Everything, everywhere, all at once (kind of)
There’s never a shortage of creativity on campus. But during Arts First, it all comes out to play.
The 2024 Arts First Festival brought campus concert halls, galleries, and common areas to life for an exuberant five-day celebration of student, faculty, and staff creativity. The annual festival, produced by the Office for the Arts, showcases art in all its mediums and genres, with an array of music and theater performances, public exhibits, and hands-on activities.
In Paine Hall on Saturday, seniors Lucas Gazianis and Joshua Fang faced off in a “piano duel,” exchanging jazz licks from side-by-side pianos.
Gazianis, who had played with the Harvard Jazz Orchestra the night before, said he likes to keep one foot in the music world even while being a social studies concentrator. He likes the feeling the festival brings each year.
“I’m just walking around the Yard and the Science Center Plaza enjoying lots of different great music,” Gazianis said. “I feel great; it’s beautiful outside.
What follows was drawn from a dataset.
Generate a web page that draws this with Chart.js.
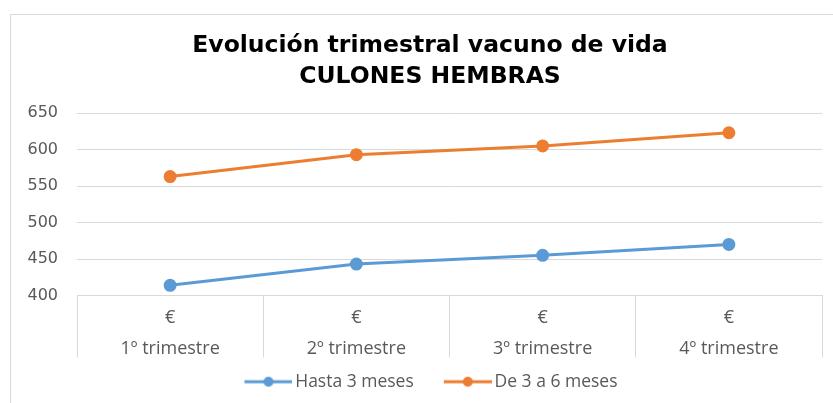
<!DOCTYPE html>
<html>
<head>
<meta charset="utf-8">
<script src="https://cdn.jsdelivr.net/npm/chart.js@4"></script>
<style>
html,body{margin:0;padding:0;background:#fff;overflow:hidden;width:833px;height:403px;}
#frame{position:absolute;left:10px;top:14px;width:900px;height:450px;border:1px solid #d9d9d9;box-sizing:border-box;}
#wrap{position:absolute;left:0;top:0;width:860px;height:403px;}
</style>
</head>
<body>
<div id="frame"></div>
<div id="wrap"><canvas id="c" width="860" height="403"></canvas></div>
<script>
const titleLines = ["Evolución trimestral vacuno de vida", "CULONES HEMBRAS"];
const unitRow = ["€", "€", "€", "€"];
const quarters = ["1º trimestre", "2º trimestre", "3º trimestre", "4º trimestre"];
const seriesNames = ["Hasta 3 meses", "De 3 a 6 meses"];
const hasta3 = [414, 443, 455, 470];
const de3a6 = [563, 593, 605, 623];
const yTicks = [400, 450, 500, 550, 600, 650];

const BLUE = "#5B9BD5", ORANGE = "#ED7D31";

function legendIcon(color){
  const cv = document.createElement("canvas");
  cv.width = 74; cv.height = 12;
  const g = cv.getContext("2d");
  g.strokeStyle = color; g.lineWidth = 3;
  g.beginPath(); g.moveTo(26,6); g.lineTo(74,6); g.stroke();
  g.fillStyle = color;
  g.beginPath(); g.arc(50,6,5,0,Math.PI*2); g.fill();
  return cv;
}
const icons = [legendIcon(BLUE), legendIcon(ORANGE)];

const labels = quarters.map((q,i)=>[unitRow[i], q]);

const legendShift = {
  id: "legendShift",
  afterLayout(chart){ if (chart.legend){ chart.legend.left -= 9; chart.legend.right -= 9; } }
};

new Chart(document.getElementById("c"), {
  type: "line",
  data: {
    labels: labels,
    datasets: [
      {label: seriesNames[0], data: hasta3, borderColor: BLUE, backgroundColor: BLUE, borderWidth: 3, pointRadius: 5, pointHoverRadius: 5, tension: 0},
      {label: seriesNames[1], data: de3a6, borderColor: ORANGE, backgroundColor: ORANGE, borderWidth: 3, pointRadius: 5, pointHoverRadius: 5, tension: 0}
    ]
  },
  plugins: [legendShift],
  options: {
    responsive: false,
    animation: false,
    layout: {padding: {left: 0, right: 0, top: 0, bottom: 2.5}},
    plugins: {
      title: {
        display: true,
        text: titleLines,
        color: "#000",
        font: {family: "'DejaVu Sans'", size: 23.5, weight: "bold", lineHeight: 1.32},
        padding: {top: 30, bottom: 21}
      },
      legend: {
        position: "bottom",
        labels: {
          usePointStyle: true,
          pointStyleWidth: 62,
          color: "#595959",
          font: {family: "'Open Sans'", size: 17.5},
          padding: 10,
          generateLabels: (chart) => chart.data.datasets.map((ds,i)=>({
            text: ds.label, pointStyle: icons[i], fillStyle: ds.borderColor,
            strokeStyle: ds.borderColor, lineWidth: 0, datasetIndex: i, hidden: false, fontColor: "#595959"
          }))
        }
      },
      tooltip: {enabled: false}
    },
    scales: {
      y: {
        min: 400, max: 650,
        afterBuildTicks: (s) => { s.ticks = yTicks.map(v=>({value:v})); },
        afterFit: (s) => { s.width = 77; },
        border: {display: false},
        grid: {color: "#d9d9d9", drawTicks: false, lineWidth: 1},
        ticks: {color: "#595959", font: {family: "'DejaVu Sans'", size: 16}, padding: 19}
      },
      spacer: {
        position: "right",
        display: true,
        grid: {display: false},
        border: {display: false},
        ticks: {display: false},
        afterFit: (s) => { s.width = 38; }
      },
      x: {
        offset: true,
        border: {display: true, color: "#d9d9d9"},
        grid: {offset: true, drawOnChartArea: false, drawTicks: true, tickLength: 62, color: "#d9d9d9"},
        ticks: {color: "#595959", font: {family: "'Open Sans'", size: 18, lineHeight: 1.72}, padding: -55.5, maxRotation: 0, autoSkip: false},
        afterFit: (s) => { s.height = 67.5; }
      }
    }
  }
});
</script>
</body>
</html>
There are so many talented students doing such different things.”
The event, which ended April 28, also featured a four-show run of “Little Shop of Horrors,” performed by the Harvard-Radcliffe Dramatic Club, a human-AI collaborative fashion show, and an ensemble of four cellists performing a Disney song medley.
At Thursday night’s drag show, nationally acclaimed performer Pattie Gonia led a high-energy evening of performances by students, and on Wednesday night, Kevin Young ’92 was awarded the Harvard Arts Medal
Taylor Fang ’25, Arts First’s student producer and student poet, participated in the Arts Medal ceremony, asking Young about the role of memory in his work during the Q&A session.
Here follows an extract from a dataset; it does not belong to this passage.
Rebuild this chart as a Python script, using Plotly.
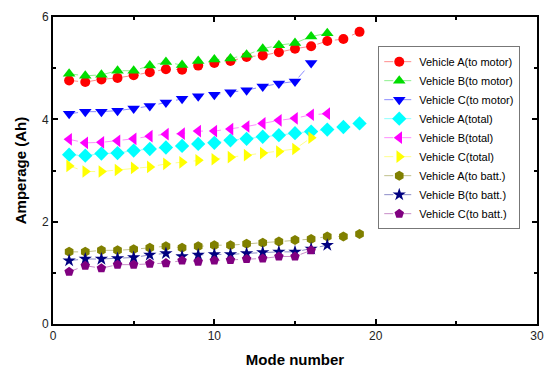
import plotly.graph_objects as go

# Mode numbers
modes_19 = list(range(1, 20))
modes_17 = list(range(1, 18))
modes_16 = list(range(1, 17))

# Amperage (Ah) per mode
a_motor = [4.76, 4.73, 4.78, 4.81, 4.86, 4.92, 4.98, 4.97, 5.05, 5.10, 5.14, 5.22,
           5.25, 5.31, 5.38, 5.43, 5.53, 5.57, 5.71]
b_motor = [4.89, 4.85, 4.87, 4.95, 4.95, 5.05, 5.12, 5.06, 5.14, 5.17, 5.19, 5.26,
           5.38, 5.45, 5.49, 5.62, 5.68]
c_motor = [4.11, 4.15, 4.15, 4.17, 4.21, 4.26, 4.33, 4.40, 4.45, 4.48, 4.53, 4.57,
           4.64, 4.70, 4.74, 5.10]
a_total = [3.31, 3.29, 3.33, 3.34, 3.39, 3.42, 3.45, 3.48, 3.52, 3.54, 3.59, 3.62,
           3.66, 3.69, 3.73, 3.76, 3.80, 3.85, 3.92]
b_total = [3.61, 3.54, 3.55, 3.58, 3.62, 3.67, 3.71, 3.72, 3.77, 3.77, 3.81, 3.86,
           3.92, 3.98, 4.02, 4.09, 4.11]
c_total = [3.09, 2.98, 2.98, 3.01, 3.05, 3.07, 3.13, 3.16, 3.20, 3.22, 3.26, 3.30,
           3.34, 3.37, 3.42, 3.64]
a_batt = [1.41, 1.41, 1.44, 1.44, 1.46, 1.49, 1.52, 1.49, 1.52, 1.54, 1.54, 1.57,
          1.59, 1.61, 1.64, 1.66, 1.71, 1.71, 1.76]
b_batt = [1.24, 1.27, 1.27, 1.28, 1.30, 1.35, 1.38, 1.32, 1.35, 1.36, 1.36, 1.38,
          1.40, 1.41, 1.41, 1.47, 1.54]
c_batt = [1.02, 1.14, 1.09, 1.16, 1.16, 1.18, 1.19, 1.24, 1.22, 1.24, 1.25, 1.27,
          1.28, 1.32, 1.32, 1.44]

series = [
    ("Vehicle A(to motor)", modes_19, a_motor, "circle", "#ff0000", "#ff8c8c", 10),
    ("Vehicle B(to motor)", modes_17, b_motor, "triangle-up", "#00dd00", "#8cf08c", 11),
    ("Vehicle C(to motor)", modes_16, c_motor, "triangle-down", "#0000ff", "#8c8cff", 11),
    ("Vehicle A(total)", modes_19, a_total, "diamond", "#00ffff", "#8cffff", 11),
    ("Vehicle B(total)", modes_17, b_total, "triangle-left", "#ff00ff", "#ff8cff", 11),
    ("Vehicle C(total)", modes_16, c_total, "triangle-right", "#ffff00", "#ffff8c", 11),
    ("Vehicle A(to batt.)", modes_19, a_batt, "hexagon", "#808000", "#c0c08c", 10),
    ("Vehicle B(to batt.)", modes_17, b_batt, "star", "#000080", "#8c8cc8", 10),
    ("Vehicle C(to batt.)", modes_16, c_batt, "pentagon", "#800080", "#c88cc8", 10),
]

fig = go.Figure()
for name, x, y, symbol, color, line_color, size in series:
    fig.add_trace(go.Scatter(
        x=x, y=y, name=name, mode="lines+markers",
        marker=dict(symbol=symbol, color=color, size=size, line=dict(width=0)),
        line=dict(color=line_color, width=1, dash="dash"),
    ))

axis_common = dict(
    showline=True, linecolor="black", linewidth=2, mirror="allticks",
    ticks="inside", ticklen=5, tickwidth=1.5, tickcolor="black",
    showgrid=False, zeroline=False,
    tickfont=dict(family="Liberation Sans, Arial, sans-serif", size=12, color="#222"),
)

fig.update_xaxes(
    range=[0, 30], tickvals=[0, 10, 20, 30],
    minor=dict(ticks="inside", ticklen=3, tickvals=[5, 15, 25], tickcolor="black"),
    title=dict(text="<b>Mode number</b>", standoff=12,
               font=dict(family="Liberation Sans, Arial, sans-serif", size=15, color="black")),
    **axis_common,
)
fig.update_yaxes(
    range=[0, 6], tickvals=[0, 2, 4, 6],
    minor=dict(ticks="inside", ticklen=3, tickvals=[1, 3, 5], tickcolor="black"),
    title=dict(text="<b>Amperage (Ah)</b>", standoff=12,
               font=dict(family="Liberation Sans, Arial, sans-serif", size=15, color="black")),
    **axis_common,
)

fig.update_layout(
    width=554, height=376,
    margin=dict(l=53, r=14, t=10, b=50),
    paper_bgcolor="white", plot_bgcolor="white",
    font=dict(family="Liberation Sans, Arial, sans-serif", size=11, color="black"),
    legend=dict(
        x=0.672, y=0.905, xanchor="left", yanchor="top",
        bgcolor="white", bordercolor="#777", borderwidth=1,
        font=dict(size=11, color="black"),
        tracegroupgap=0, itemwidth=30,
    ),
)

fig.write_html("out.html")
Fang, an English concentrator with a secondary in computer science, said she likes the sense of community the festival creates on campus.
“The fact that there’s so many different mediums means that there’s all these different ways of engaging,” Fang said. “I don’t think there’s only a unifying aspect to art, I also think it allows us to have different perspectives and opinions. Through art we can have a more open-minded and understanding dialogue since it’s not coming at issues head-on, but through other ways of expression.”